Moins d'un an après l'affaire des caricatures, on n'a rien trouvé de mieux, de tous côtés, que de lui faire grief d'être caricatural. Il est donc temps et plus que temps de libérer le oui à Redeker du mais qui l'entrave, qui l'étouffe et qui finalement le bâillonne. Si nous ne voulons pas laisser s'instaurer dans l'espace public le règne de l'autocensure, notre soutien doit être inconditionnel. Il n'y a pas de mais qui tienne, car ce mais conduirait demain à expurger les librairies et les bibliothèques d'oeuvres aussi islamiquement incorrectes que Jusqu'au bout de la foi de Naipaul ou Tristes Tropiques de Levi-Strauss.
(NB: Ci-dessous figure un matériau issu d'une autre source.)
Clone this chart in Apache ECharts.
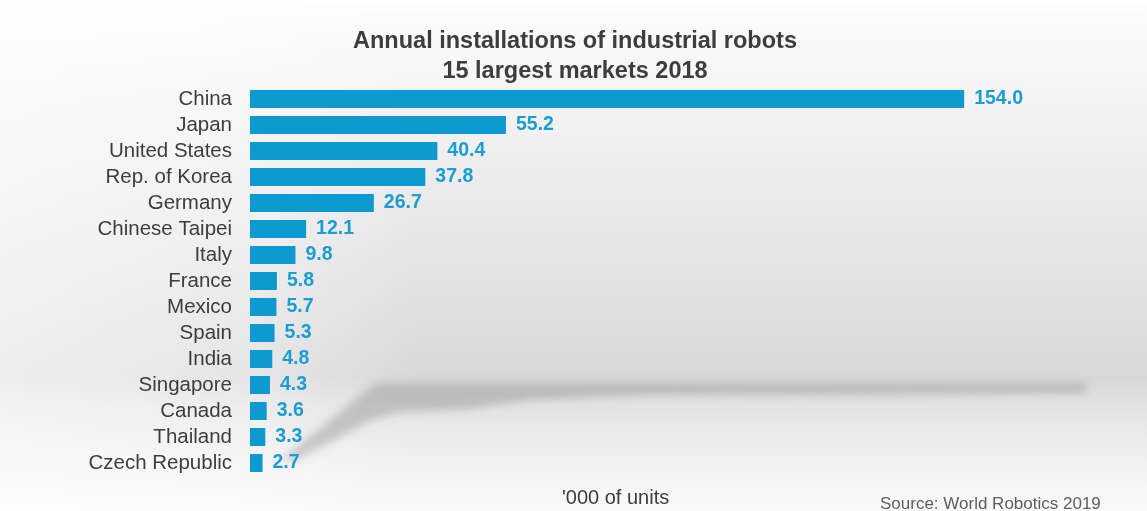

La critique de l'islam esquissée par Redeker est-elle pertinente ? Ce n'est pas l'invalider, en tout cas, que de vouloir, au nom du Coran, punir de mort celui qui affirme que le Coran est violent. Et quand bien même il aurait tort, son argument n'est pas raciste, contrairement à ce que disent Olivier Roy, la direction actuelle du Mrap et les mouvements vigilants armés, pour nous faire marcher droit, du gourdin de la lutte contre l'islamophobie. Redeker ne s'en prend pas à une communauté, il dénonce ce qu'il croit être l'intolérance et le bellicisme d'une doctrine. Aux esprits férus de justice sociale que sa véhémence indigne parce que cette doctrine est la religion des pauvres, rappelons que la même logique compassionnelle faisait dire à Sartre, en pleine glaciation stalinienne : « Tout anticommuniste est un chien. » Si nous voulons empêcher la victoire de l'Infâme, il faut en finir avec l'idée que ceux qui ont le label de l'humilié, du dominé, du damné de la terre, sont innocents même quand ils sont coupables, et que les « dominants » sont coupables même quand ils sont innocents.
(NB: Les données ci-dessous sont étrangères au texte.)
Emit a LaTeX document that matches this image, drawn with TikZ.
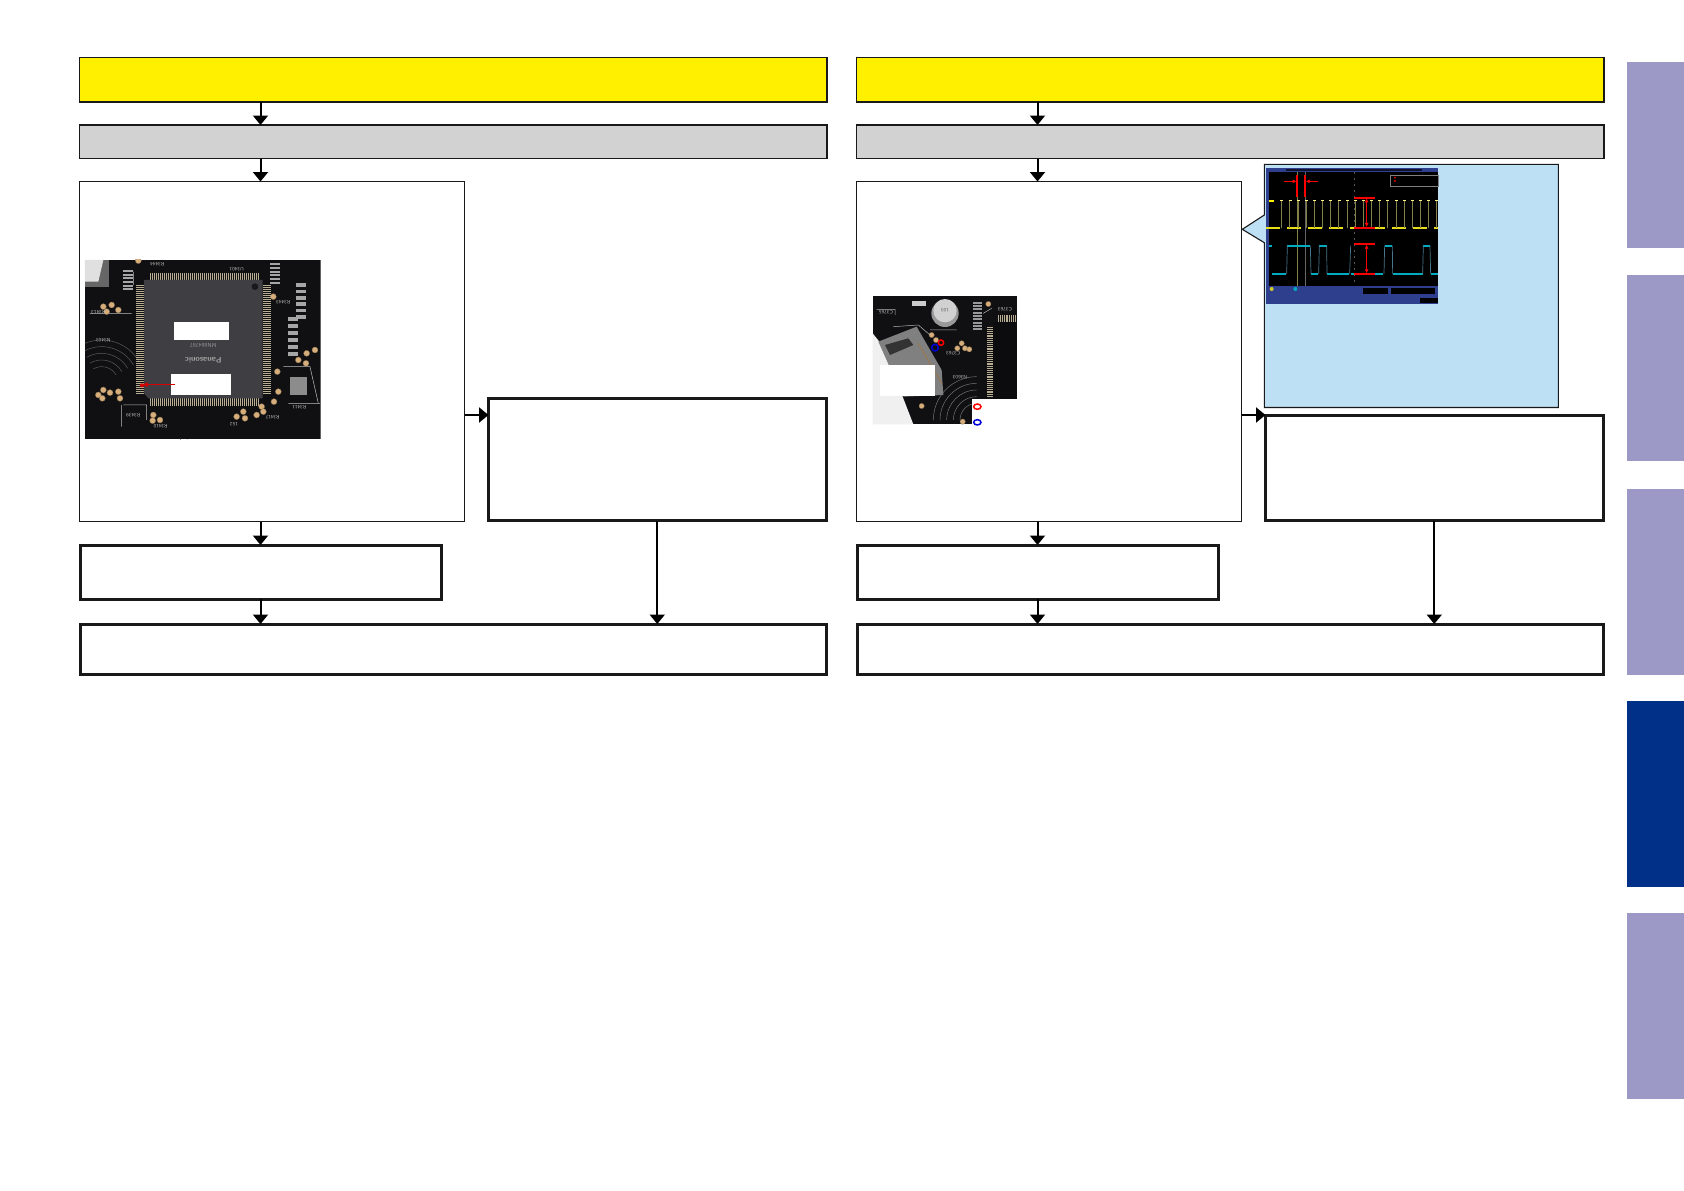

Et puis, on l'oublie trop souvent : la liberté d'expression n'est pas une sinécure. Ce droit de l'homme n'est pas seulement mon droit. L'homme, c'est moi, mais ce n'est pas que moi. L'homme, c'est aussi les autres hommes et leur droit insupportable de dire des choses que je n'ai pas envie d'entendre, des choses qui m'énervent, qui m'effraient, qui me blessent, qui m'accablent, qui m'écorchent vif, qui me font mal. Dans une société ouverte, aucune conviction n'est souveraine, ce qui fait qu'elles sont toutes en colère. « Ma liberté n'a pas le dernier mot, je ne suis pas seul », écrit Emmanuel Lévinas.

Voilà sans doute pourquoi la liberté d'expression est si fragile. Il y a des gens qui ont envie d'être seuls ou, plus exactement, d'être seuls à être. Il nous incombe d'inhiber ce désir, de le vaincre en nous et hors de nous. C'est visiblement une question de vie ou de mort.